# Access Formular dynamisch gestalten



## deusfalsus (25. Mai 2007)

Salvete!

Ist es möglich, ein Objekt (z.B. ein Listenfeld) ereignisabhängig so einzublenden, dass es an einer bestimmten Position erscheint (am liebsten einfaden) und alle nachfolgenden Objekte rutschen nach unten?

Danke und Grüße


----------



## larryson (30. Mai 2007)

Hui,also wenn dies möglich ist, dann bestimmt nur unter erheblichem Aufwand. 

Ich habe mich mal mit etwas ähnlichem beschäftigt, dann aber aufgegeben. Ich habe damals versuchtm einen Berichtsbereich (Seitenkopf) per VBA zu verkleinern/zu vergrößern. Was mich dann endgültig aus der Bahngeworfen hat, waren die Maßeinheiten von Microsoft, "TWIPS" genannt. 

Vielleicht willst Du ja hier weitermachen?! An einer Lösung bin ich interessiert...


----------



## DrSoong (30. Mai 2007)

Das einblenden ist nicht so eine Sache, entweder du hast schon vorher ein verstecktes oder du erzeugst es zur Laufzeit (ist etwas komplexer).
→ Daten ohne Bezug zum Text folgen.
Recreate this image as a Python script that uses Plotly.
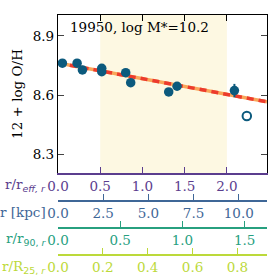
import plotly.graph_objects as go

# ---- data ----
r_reff = [0.052, 0.226, 0.289, 0.518, 0.518, 0.802, 0.861, 1.311, 1.410, 2.089]
oh = [8.762, 8.762, 8.728, 8.736, 8.719, 8.714, 8.663, 8.616, 8.645, 8.623]
oh_err = [0, 0, 0, 0, 0, 0, 0, 0, 0, 0.034]
open_r = [2.236]
open_oh = [8.494]
fit_intercept = 8.763
fit_slope = -0.0796
shade_range = [0.5, 2.0]
title_text = "19950, log M*=10.2"

x_max_reff = 2.475
x_max_kpc = 11.56
x_max_r90 = 1.68
x_max_r25 = 0.932
y_range = [8.205, 9.0065]

purple = "#5b3d8e"
blue = "#3f6797"
green = "#27a07f"
yellow = "#bcd93a"
point_col = "#0c5a7d"
font = "DejaVu Serif"
fs = 13.5

fig = go.Figure()

fit_x = [0, x_max_reff]
fit_y = [fit_intercept + fit_slope * v for v in fit_x]
fig.add_trace(go.Scatter(x=fit_x, y=fit_y, mode="lines",
                         line=dict(color="#f9a65a", width=3.5), hoverinfo="skip"))
fig.add_trace(go.Scatter(x=fit_x, y=fit_y, mode="lines",
                         line=dict(color="#ec3b2d", width=3.5, dash="7px,5px"), hoverinfo="skip"))
fig.add_trace(go.Scatter(x=r_reff, y=oh, mode="markers",
                         marker=dict(color=point_col, size=9.5),
                         error_y=dict(type="data", array=oh_err, color=point_col, thickness=2, width=0)))
fig.add_trace(go.Scatter(x=open_r, y=open_oh, mode="markers",
                         marker=dict(color="white", size=8.5, line=dict(color=point_col, width=2))))

# invisible traces to bind extra axes
for ax, mx in [("x2", x_max_kpc), ("x3", x_max_r90), ("x4", x_max_r25), ("x5", x_max_reff)]:
    fig.add_trace(go.Scatter(x=[0, mx], y=[y_range[0], y_range[0]], xaxis=ax, yaxis="y",
                             mode="markers", marker=dict(opacity=0), hoverinfo="skip"))

fig.add_shape(type="rect", xref="x", yref="y domain", x0=shade_range[0], x1=shade_range[1],
              y0=0, y1=1, fillcolor="#fdf8e2", line=dict(width=0), layer="below")

ydom_bottom = 0.3417
common = dict(showgrid=False, zeroline=False, ticks="inside", ticklen=6, tickwidth=1.3,
              showline=True, linewidth=1.5, tickformat=".1f", automargin=False)

fig.update_layout(
    width=277, height=277,
    margin=dict(l=58, r=10, t=15, b=22, autoexpand=False),
    paper_bgcolor="white", plot_bgcolor="white",
    showlegend=False,
    font=dict(family=font, size=fs, color="black"),
    xaxis=dict(range=[0, x_max_reff], dtick=0.5, tick0=0, linecolor=purple, tickcolor=purple,
               tickfont=dict(color=purple), anchor="y", **common),
    xaxis5=dict(range=[0, x_max_reff], dtick=0.5, tick0=0, overlaying="x", side="top",
                anchor="y", linecolor="black", tickcolor="black", showticklabels=False,
                showgrid=False, zeroline=False, ticks="inside", ticklen=6, tickwidth=1.3,
                showline=True, linewidth=1.3, automargin=False),
    xaxis2=dict(range=[0, x_max_kpc], dtick=2.5, tick0=0, overlaying="x", anchor="free",
                position=0.225, linecolor=blue, tickcolor=blue, tickfont=dict(color=blue), **common),
    xaxis3=dict(range=[0, x_max_r90], dtick=0.5, tick0=0, overlaying="x", anchor="free",
                position=0.114, linecolor=green, tickcolor=green, tickfont=dict(color=green), **common),
    xaxis4=dict(range=[0, x_max_r25], dtick=0.2, tick0=0, overlaying="x", anchor="free",
                position=0.0, linecolor=yellow, tickcolor=yellow, tickfont=dict(color=yellow), **common),
    yaxis=dict(range=y_range, domain=[ydom_bottom, 1], dtick=0.3, tick0=8.3, showgrid=False,
               zeroline=False, ticks="inside", ticklen=6, tickwidth=1.3, showline=True,
               linewidth=1.3, linecolor="black", mirror="ticks", tickformat=".1f",
               automargin=False,
               title=dict(text="12 + log O/H", standoff=6, font=dict(size=fs))),
)

def px_to_px(xpix):
    return (xpix - 58) / 208.7

def py_to_py(ypix):
    return (255 - ypix) / 240

fig.add_annotation(text=title_text, xref="paper", yref="paper", x=px_to_px(68), y=py_to_py(27),
                   xanchor="left", yanchor="middle", showarrow=False, font=dict(size=fs, color="black"))

sans = "<span style=\"font-family:'DejaVu Sans'\">"
labels = [
    ("r/r<sub>" + sans + "<i>eff, r</i></span></sub>", purple, 185),
    ("r [kpc]", blue, 211.5),
    ("r/r<sub>" + sans + "90, <i>r</i></span></sub>", green, 239),
    ("r/R<sub>" + sans + "25, <i>r</i></span></sub>", yellow, 266.5),
]
for txt, col, yp in labels:
    fig.add_annotation(text=txt, xref="paper", yref="paper", x=px_to_px(48), y=py_to_py(yp),
                       xanchor="right", yanchor="middle", showarrow=False,
                       font=dict(size=fs, color=col))

fig.write_html("out.html", config={"displayModeBar": False},
               post_script="document.body.style.margin='0';document.body.style.overflow='hidden';")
Die Sache ist das Verschieben der anderen Elemente, dazu gibts keine Funktion die alle Elemente verschiebt, du musst das in einer Schleife per Hand tun (uber eine Controls-Auflistung).

Eine Möglichkeit wäre, dass du alle Elemente darunter in ein Frame packst, dann bräuchtest du nur das Frame verschieben, die Elemente würden mitverschoben.


Der Doc!


----------